Why is this brilliant? Well because Nike are all about being inside sport, those who get it, those who understand every nuance of the game, this ad only works for the football fan. The net result, Nike will be viewed as knowing football like no other brand. 

(It’s not worth mentioning but I will anyway, that I was an Account Director for Nike at the time and myself and the production manager went round Highbury at the end of the season handing out car stickers.) The Gooners loved it.  We ran out of car stickers quickly so we went to the pub. Nice.

This is too..

Sven-Goran Eriksson Schweppes Ad

Just after the Sun revealed Sven Goran Erickson was playing away with Ulrika Johnson, they released this as part of their ‘you know who’ campaign. This campaign was all about tapping into a moment of time effortlessly. When these ads work they can be so powerful, but the brand has to be intrinsically linked to the topic, Schweppes got away with it because their whole campaign was about  commenting on popular culture, a brand for those who have an inside track, who are a little bit sharper than the average punter. 

This is another lovely one, made when the congestion charge was introduced in London. Again its brilliance is the ad allows you to invest time in it, you have to think about what it’s saying. Working out the point of it, is part of the reward, rather than a clumsy headline which tells you what to think. 

Nike Congestion Charge Ad

And this piece of genius from the creative department of Specsavers, who along with their agency consistently turn out brilliant pieces of work across every facet of culture and genre because they have a brilliant simple campaignable strategy.  Added to that, rather than put it in a newspaper and wait 24 hours to print, this was tweeted the following morning after the game and re-tweeted 13,000 times in the space of an hour.
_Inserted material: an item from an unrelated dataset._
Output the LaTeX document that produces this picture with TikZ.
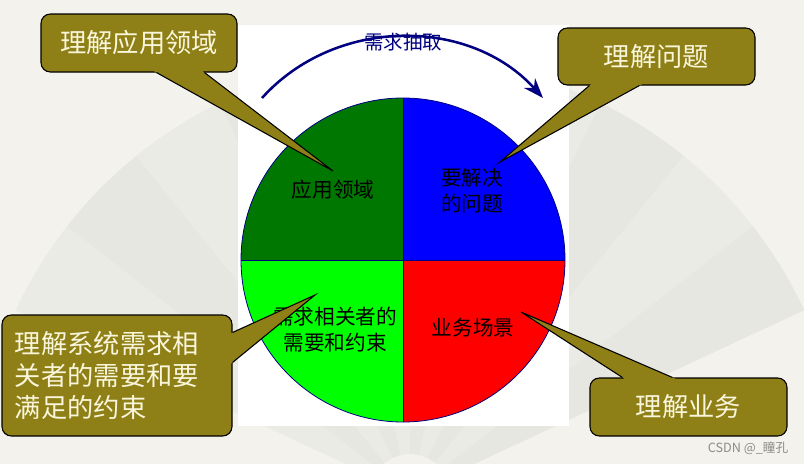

For you to get maximum traction with a topical ad, you’ve got to be nimble and execute before the moment has gone.

Giorgio Chiellini Specsavers Ad

And to finish on a cricketing note,  it’s not just creative departments that come up with clever ads of the moment, that then become eminently shareable. Gwyn of Bayview Stores in Pembrokeshire uses his roadside blackboard daily to announce new offers and deals at their store…..

Gwyn of Bayview Stores roadside blackboard

Nice one Gwyn, definitely tighter than the Carlsberg ad.